If the revocation proposal is approved, the Shareholders' Meeting will make provision for the renewal of the Board by a slate voting system after determining the number of directors, the duration of their mandate, and their remuneration. If, however, the revocation proposal is not approved, the Shareholders' Meeting will be called on the add to the serving Board of Directors (whose mandate will expire with the approval of the financial statements at 31 December 2013) by appointing two Directors to replace the two who resigned, Franco Bernabè and Elio Catania. For this purpose, the Board proposes Angelo Provasoli as replacement for Mr. Catania. He was co-opted on 3 October 2013, and qualifies as an independent director. A second director has not yet been co-opted.

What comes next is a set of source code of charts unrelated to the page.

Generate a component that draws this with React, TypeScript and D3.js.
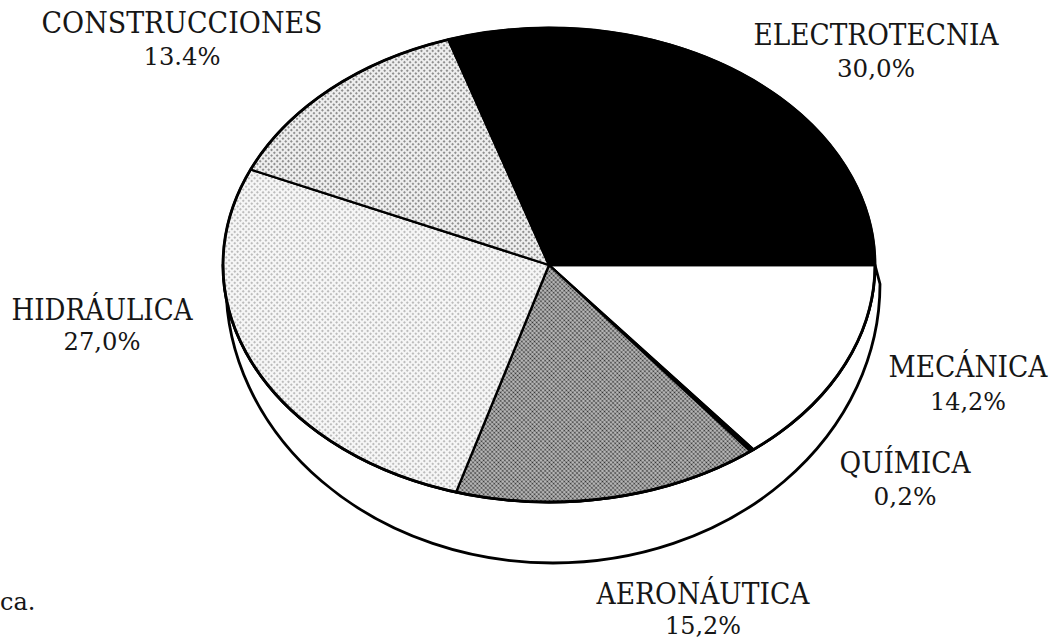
import { useEffect, useRef } from 'react'
import * as d3 from 'd3'

// slices, clockwise from 3 o'clock
const CATEGORIES = ['MECÁNICA', 'QUÍMICA', 'AERONÁUTICA', 'HIDRÁULICA', 'CONSTRUCCIONES', 'ELECTROTECNIA']
const SHARES = [14.2, 0.2, 15.2, 27.0, 13.4, 30.0]
const SHARE_LABELS = ['14,2%', '0,2%', '15,2%', '27,0%', '13.4%', '30,0%']

// hand placed labels, as in the print
const LABEL_LAYOUT: Record<string, { x: number; y: number; gap: number; w: number; pw: number }> = {
  'MECÁNICA': { x: 968, y: 377, gap: 33, w: 159, pw: 76 },
  'QUÍMICA': { x: 905, y: 473, gap: 32, w: 131, pw: 63 },
  'AERONÁUTICA': { x: 703, y: 604, gap: 30, w: 213, pw: 76 },
  'HIDRÁULICA': { x: 102, y: 320, gap: 30, w: 181, pw: 77 },
  'CONSTRUCCIONES': { x: 182, y: 33, gap: 32, w: 281, pw: 77 },
  'ELECTROTECNIA': { x: 876, y: 45, gap: 32, w: 245, pw: 78 },
}

const FILLS = ['#fff', '#000', 'url(#dotDark)', 'url(#dotLighter)', 'url(#dotLight)', '#000']

export default function App() {
  const ref = useRef<SVGSVGElement>(null)

  useEffect(() => {
    if (!ref.current) return
    const width = 1064
    const height = 639
    const svg = d3.select(ref.current)
    svg.selectAll('*').remove()
    svg.attr('width', width).attr('height', height).attr('viewBox', `0 0 ${width} ${height}`)

    // halftone patterns
    const defs = svg.append('defs')
    const dots = (id: string, size: number, bg: string, fg: string, r: number) => {
      const p = defs.append('pattern')
        .attr('id', id)
        .attr('patternUnits', 'userSpaceOnUse')
        .attr('width', size).attr('height', size)
        .attr('patternTransform', 'rotate(45)')
      p.append('rect').attr('width', size).attr('height', size).attr('fill', bg)
      p.append('circle').attr('cx', size / 2).attr('cy', size / 2).attr('r', r).attr('fill', fg)
    }
    dots('dotDark', 3, '#c4c4c4', '#2e2e2e', 1.05)
    dots('dotLight', 4, '#eeeeee', '#6f6f6f', 1.0)
    dots('dotLighter', 4, '#f6f6f6', '#a4a4a4', 0.95)

    // top ellipse and the side of the disc
    const cx = 549, cy = 265, rx = 326, ry = 237
    const bcx = 553, bcy = 284, brx = 327, bry = 279

    svg.append('path')
      .attr('d', `M${cx + rx},${cy}L${bcx + brx},${bcy}A${brx},${bry} 0 0 1 ${bcx - brx},${bcy}L${cx - rx},${cy}A${rx},${ry} 0 0 0 ${cx + rx},${cy}Z`)
      .attr('fill', '#fff')
      .attr('stroke', '#000')
      .attr('stroke-width', 2.8)
      .attr('stroke-linejoin', 'round')

    const pie = d3.pie<number>()
      .sort(null)
      .startAngle(Math.PI / 2)
      .endAngle(Math.PI / 2 + 2 * Math.PI)
    const arcs = pie(SHARES)

    const pt = (a: number) => `${cx + rx * Math.sin(a)},${cy - ry * Math.cos(a)}`
    const slicePath = (a0: number, a1: number) => {
      const large = a1 - a0 > Math.PI ? 1 : 0
      return `M${cx},${cy}L${pt(a0)}A${rx},${ry} 0 ${large} 1 ${pt(a1)}Z`
    }

    svg.append('g')
      .selectAll('path')
      .data(arcs)
      .join('path')
      .attr('d', d => slicePath(d.startAngle, d.endAngle))
      .attr('fill', (_, i) => FILLS[i])
      .attr('stroke', '#000')
      .attr('stroke-width', 2.3)
      .attr('stroke-linejoin', 'round')

    svg.append('ellipse')
      .attr('cx', cx).attr('cy', cy).attr('rx', rx).attr('ry', ry)
      .attr('fill', 'none')
      .attr('stroke', '#000')
      .attr('stroke-width', 2.8)

    // labels
    const font = "'DejaVu Serif', serif"
    const lg = svg.append('g')
      .attr('font-family', font)
      .attr('fill', '#161616')
      .attr('text-anchor', 'middle')

    CATEGORIES.forEach((c, i) => {
      const l = LABEL_LAYOUT[c]
      lg.append('text')
        .attr('x', l.x).attr('y', l.y)
        .attr('font-size', 29)
        .attr('textLength', l.w)
        .attr('lengthAdjust', 'spacingAndGlyphs')
        .text(c)
      lg.append('text')
        .attr('x', l.x).attr('y', l.y + l.gap)
        .attr('font-size', 25)
        .attr('textLength', l.pw)
        .attr('lengthAdjust', 'spacingAndGlyphs')
        .text(SHARE_LABELS[i])
    })

    // tail of the caption line, cut by the page edge
    svg.append('text')
      .attr('x', 0).attr('y', 610)
      .attr('font-family', font)
      .attr('font-size', 24)
      .attr('fill', '#161616')
      .text('ca.')
  }, [])

  return (
    <div style={{ position: 'absolute', left: 0, top: 0, background: '#fff' }}>
      <svg ref={ref} style={{ display: 'block' }} />
    </div>
  )
}
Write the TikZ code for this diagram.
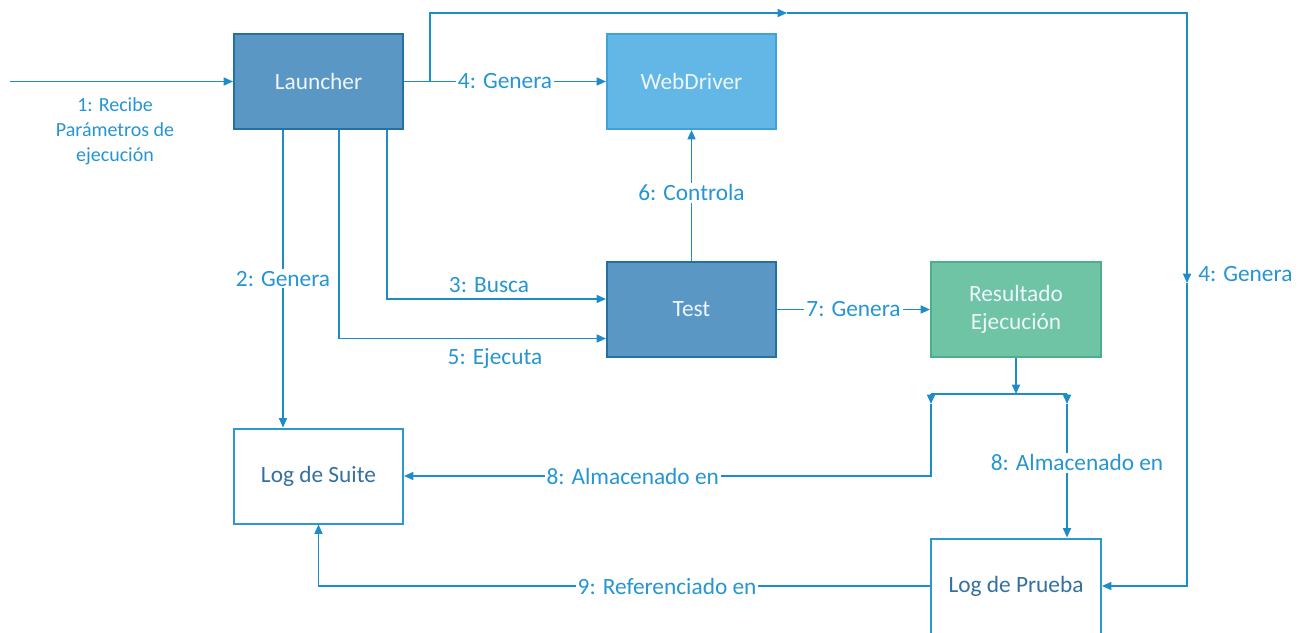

In approving the assumption of the guarantee commitments for the issue by Telecom Italia Finance SA of mandatory convertible bonds, the Board of Directors has also issued a mandate for the Shareholders' Meeting to be called in anticipation of the resolutions to be passed that are functional and necessary for this initiative (cancellation of the par value of the shares and increase in the reserved capital to service the bond conversion).
The calendar for the meetings to approve the financial reports of Telecom Italia S.p.A for 2014 is as follows:
- 6 March - Board of Directors meeting to approve the draft financial statements for the year and the consolidated financial statements at 31 December 2013.
- 16 April - Shareholders' Meeting to approve the financial statements at 31 December 2013.
- 13 May - Board of Directors meeting to approve the interim report on operations at 31 March 2014,
- 5 August - Board of Directors meeting to approve the half-year financial report for 2014.
- 6 November - Board of Directors meeting to approve the interim report on operations at 30 September 2014.
Any changes to the above dates will be communicated without delay.